Biles, with her punchy style and seemingly gravity-defying feats, would fall into the former category, while 2008 Olympic all-around champion Nastia Liukin is a good illustration of the graceful, elegant lines of the latter.

Some would argue that the higher ratio of powerhouse gymnasts in ascendancy is a direct by-product of the present scoring system. Occasionally, the classical gymnast will still win out - as Liukin did over her US compatriot Shawn Johnson in Beijing - but that is increasingly the exception rather than the rule.

The rising star of British gymnastics, Claudia Fragapane, is another, like Biles, in the powerhouse vein.
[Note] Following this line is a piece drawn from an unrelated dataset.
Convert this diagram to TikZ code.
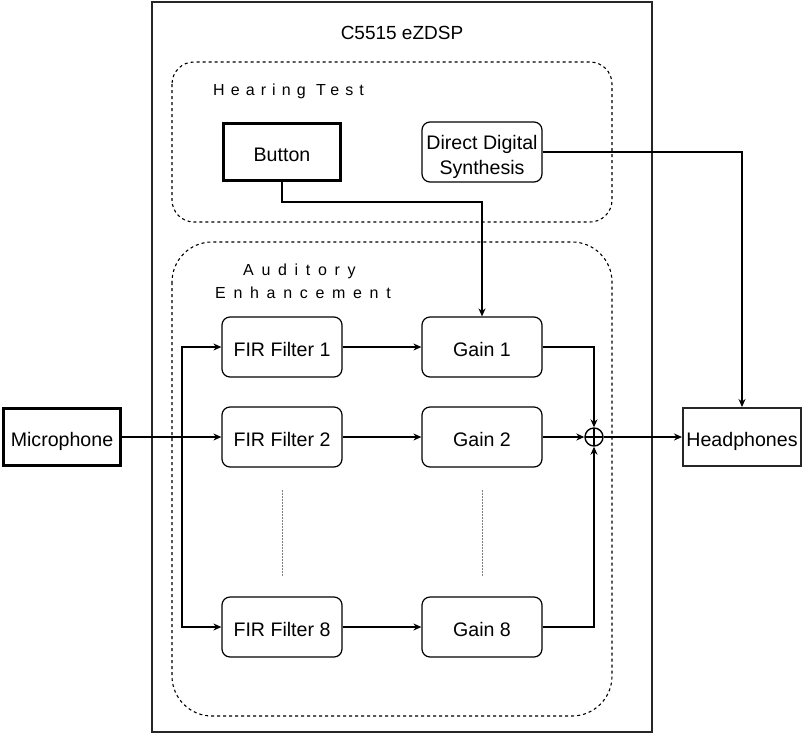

There is no denying her formidable talent: the opening tumbling pass of her floor routine is simply jaw-dropping.

While I'm loath to be seen as critical of the 16-year-old teenager, there were times, as I watched Fragapane win four gold medals for England at the 2014 Commonwealth Games in Glasgow, that it felt a box-ticking exercise with the token handful of artistic moves shoe-horned in among an eye-watering raft of difficulty. It would be good to see her blossom in this area.

It is unlikely the existing code of points will be overhauled before the 2015 World Gymnastics Championships arrive in Glasgow next October, but one would hope a year from now we will see the first budding shoots of emphasis being placed on the spellbinding artistry that not only gave the sport its name, but brought it global fame.